Cláudio Jorge – O que está por trás desses elogios? Obviamente, que está por trás uma cultura do ódio. E quando se constrói um discurso que apoia a tortura, que apoia a não possibilidade da expressão popular, das minorias, você está construindo o silenciamento dessa nova geração. Em que sentido? Primeiro, há o apoio em alto grau de tecnologia sem pesquisa. E, ao mesmo, tempo ocorre o que chamamos no contexto atual de negativa intelectual. Parece que a partir do governo do presidente, essa ideia de cultura, de criticidade, de História, perdeu sua validade. Então, estudar, pesquisar, parece um mal para a construção do pensamento do governo. Então, obviamente, que há uma motivação a esse discurso que nega a formação e a educação. E isso é um dispositivo para apagar a própria História. E uma sociedade que não tem como retrovisor a História, dificilmente tem como se posicionar diante dos crimes da ditadura, as torturas, por exemplo. Vão dizer que se trata de ficção, interpretação. Ou visão histórica. Pelo contrário, não existem na sociedade brasileira testemunhos tão graves, tão intensos, em relação ao que foi a tortura no Brasil.

Tribuna Independente – O senhor usou a expressão “ditadura civil-militar”, numa alusão à participação de setores civis no golpe e na manutenção do regime durante os 21 anos. Que setores civis foram esses?

Cláudio Jorge – Principalmente a extrema-direita e os industriais. Você vai ter casos, por exemplo, que a Igreja, naquele momento, apoia… A marcha em nome de Deus, enfim… Ou seja, toda a perspectiva que tinha como modelo a reforma agrária, na maior questão a crítica à propriedade privada, a extrema-direita não admitia. Então, civil-militar por isso, porque, realmente, uma boa parte dos empresários à época, a elite nacional, conjugou e decidiu assim, dentro da perspectiva do viés militar, amarrar socialmente o esgotamento de um futuro Brasil popular. O que quero dizer é o seguinte, a elite, que vai produzir uma ideologia nacional, não consegue dialogar com a expressão popular. Ou seja, ela não conseguiu esperar o que seria, de fato, esse Brasil a partir de uma necessidade que nascia da ala mais periférica e necessitada do país. É interessante que você tem, ao mesmo tempo, no Brasil uma ação social bastante caótica. Como disse Caio Prado Júnior, a gente combina em nossa formação um processo de modernidade que não rompe com o latifúndio. Então, quando essa elite percebe que a população precarizada pode chegar a um patamar social possível de sociabilidade, o golpe é instituído, criado, foi um golpe contra a democracia, contra a emancipação política e humana que poderia ocorrer a partir do governo de João Goulart. É como colocar aquele governo como comunista, mas ele não tinha nada de comunista. Pelo contrário, tinha uma perspectiva social que o capital norte-americano não admitia qualquer tipo de sociabilidade.

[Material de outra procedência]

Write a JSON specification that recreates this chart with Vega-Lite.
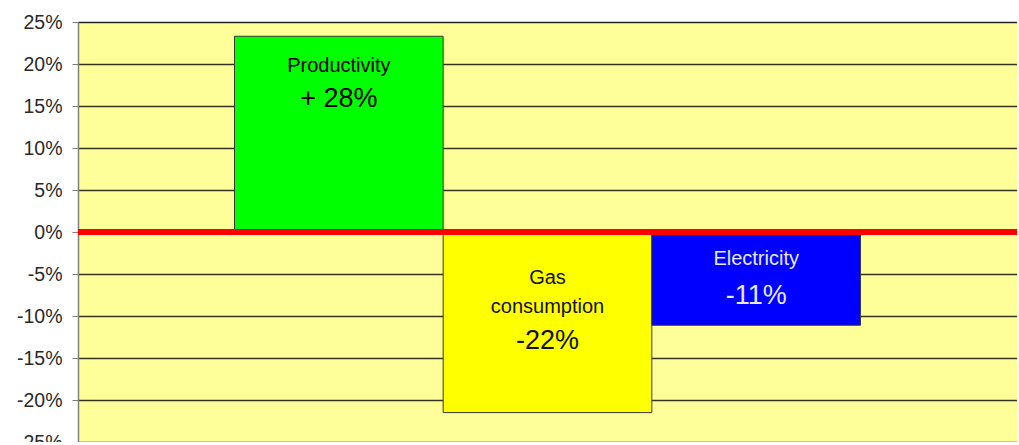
{
  "$schema": "https://vega.github.io/schema/vega-lite/v6.json",
  "autosize": {"type": "none"},
  "padding": {"left": 78, "top": 22, "right": 0, "bottom": 0},
  "width": 939,
  "height": 420,
  "background": "#ffffff",
  "config": {
    "view": {"fill": "#FFFF99", "stroke": "#999999", "strokeWidth": 1},
    "font": "Liberation Sans",
    "text": {"font": "Liberation Sans"}
  },
  "data": {
    "values": [
      {"category": "Productivity", "value": 23.3, "name": "Productivity", "pct": "+ 28%"},
      {"category": "Gas consumption", "value": -21.5, "name": "Gas\nconsumption", "pct": "-22%"},
      {"category": "Electricity", "value": -11.1, "name": "Electricity", "pct": "-11%"}
    ]
  },
  "layer": [
    {
      "mark": {"type": "bar", "stroke": "#3a3a3a", "strokeWidth": 1},
      "encoding": {
        "x": {
          "field": "category",
          "type": "nominal",
          "sort": ["Productivity", "Gas consumption", "Electricity"],
          "scale": {"paddingInner": 0, "paddingOuter": 0.75},
          "axis": null
        },
        "y": {
          "field": "value",
          "type": "quantitative",
          "scale": {"domain": [-25, 25], "nice": false},
          "axis": {
            "values": [-25, -20, -15, -10, -5, 0, 5, 10, 15, 20, 25],
            "labelExpr": "datum.value + '%'",
            "title": null,
            "grid": true,
            "gridColor": "#000000",
            "gridOpacity": 0.8,
            "gridWidth": 1.3,
            "domainColor": "#808080",
            "domainWidth": 1.5,
            "tickColor": "#808080",
            "tickSize": 6,
            "labelPadding": 10,
            "labelFont": "Liberation Sans",
            "labelFontSize": 19.5,
            "labelColor": "#2a2a2a"
          }
        },
        "color": {
          "field": "category",
          "type": "nominal",
          "scale": {
            "domain": ["Productivity", "Gas consumption", "Electricity"],
            "range": ["#00FF00", "#FFFF00", "#0000FF"]
          },
          "legend": null
        }
      }
    },
    {
      "mark": {"type": "rule", "color": "#FF0000", "strokeWidth": 6},
      "encoding": {"y": {"datum": 0, "type": "quantitative"}}
    },
    {
      "transform": [{"filter": "datum.category === 'Productivity'"}],
      "mark": {"type": "text", "fontSize": 20, "dy": 30, "baseline": "middle", "color": "#000000"},
      "encoding": {
        "x": {"field": "category", "type": "nominal", "sort": ["Productivity", "Gas consumption", "Electricity"]},
        "y": {"field": "value", "type": "quantitative"},
        "text": {"field": "name"}
      }
    },
    {
      "transform": [{"filter": "datum.category === 'Productivity'"}],
      "mark": {"type": "text", "fontSize": 27, "dy": 63, "baseline": "middle", "color": "#000000"},
      "encoding": {
        "x": {"field": "category", "type": "nominal", "sort": ["Productivity", "Gas consumption", "Electricity"]},
        "y": {"field": "value", "type": "quantitative"},
        "text": {"field": "pct"}
      }
    },
    {
      "transform": [{"filter": "datum.category === 'Gas consumption'"}],
      "mark": {"type": "text", "fontSize": 20, "dy": 46, "baseline": "middle", "lineBreak": "\n", "lineHeight": 29, "color": "#111111"},
      "encoding": {
        "x": {"field": "category", "type": "nominal", "sort": ["Productivity", "Gas consumption", "Electricity"]},
        "y": {"datum": 0, "type": "quantitative"},
        "text": {"field": "name"}
      }
    },
    {
      "transform": [{"filter": "datum.category === 'Gas consumption'"}],
      "mark": {"type": "text", "fontSize": 27, "dy": 109, "baseline": "middle", "color": "#111111"},
      "encoding": {
        "x": {"field": "category", "type": "nominal", "sort": ["Productivity", "Gas consumption", "Electricity"]},
        "y": {"datum": 0, "type": "quantitative"},
        "text": {"field": "pct"}
      }
    },
    {
      "transform": [{"filter": "datum.category === 'Electricity'"}],
      "mark": {"type": "text", "fontSize": 20, "dy": 27, "baseline": "middle", "color": "#E8E8FF"},
      "encoding": {
        "x": {"field": "category", "type": "nominal", "sort": ["Productivity", "Gas consumption", "Electricity"]},
        "y": {"datum": 0, "type": "quantitative"},
        "text": {"field": "name"}
      }
    },
    {
      "transform": [{"filter": "datum.category === 'Electricity'"}],
      "mark": {"type": "text", "fontSize": 27, "dy": 64, "baseline": "middle", "color": "#E8E8FF"},
      "encoding": {
        "x": {"field": "category", "type": "nominal", "sort": ["Productivity", "Gas consumption", "Electricity"]},
        "y": {"datum": 0, "type": "quantitative"},
        "text": {"field": "pct"}
      }
    }
  ]
}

Tribuna Independente – É bem frequente no discurso de Jair Bolsonaro o combate ao comunismo ou o socialismo “iminente”. Ele já afirmou que os militares são “a última trincheira contra o socialismo no Brasil”. Qual a sua avaliação sobre essa reprodução caricata de discurso da Guerra Fria?

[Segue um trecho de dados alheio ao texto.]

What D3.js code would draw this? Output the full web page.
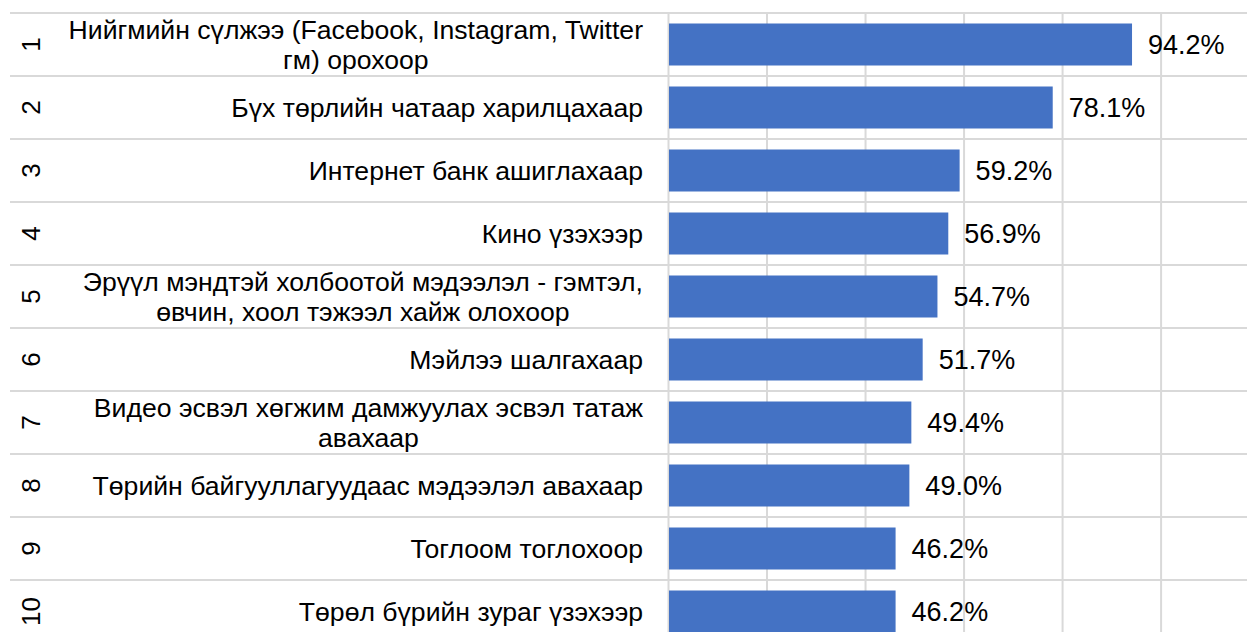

Cláudio Jorge – Na História isso se chama anacronismo. O historiador até pode errar em alguma interpretação, mas não pode cometer anacronismo. É o que o governo vem fazendo. Você não tem como apontar hoje, no século 21 com um mundo inteiramente globalizado sob as determinações do capital, apontar um país que seja comunista.  Nossa realidade é capitalista e esse discurso é fora de contexto. A equipe econômica do Bolsonaro tenta agora implantar o neoliberalismo, uma política econômica fracassada. Tentam retroceder com o mito de novidade, a partir da reforma da Previdência. Não existe legitimidade nessa compreensão e, ao mesmo tempo, há um olhar distorcido sobre o que é comunismo. Nunca existiu na História o comunismo. A última experiência foi o socialismo, mas tinha como base as relações do capital. A Revolução Russa também foi capitalista, nesse sentido. Não conseguiram romper com o marco da reprodução do capital. Veja só, há uma leitura muito pequena e de uma contradição no sentido dos fatos. Pode ter opinião, pode. Mas com a História é preciso dados, de fonte concreta e, sobretudo, de uma boa interpretação. Isso é feito com uma formação concreta do sujeito e sem essa possibilidade a gente fica falando sob achismo. Sob achismo a gente não constrói governo e, muito mais, uma sociedade.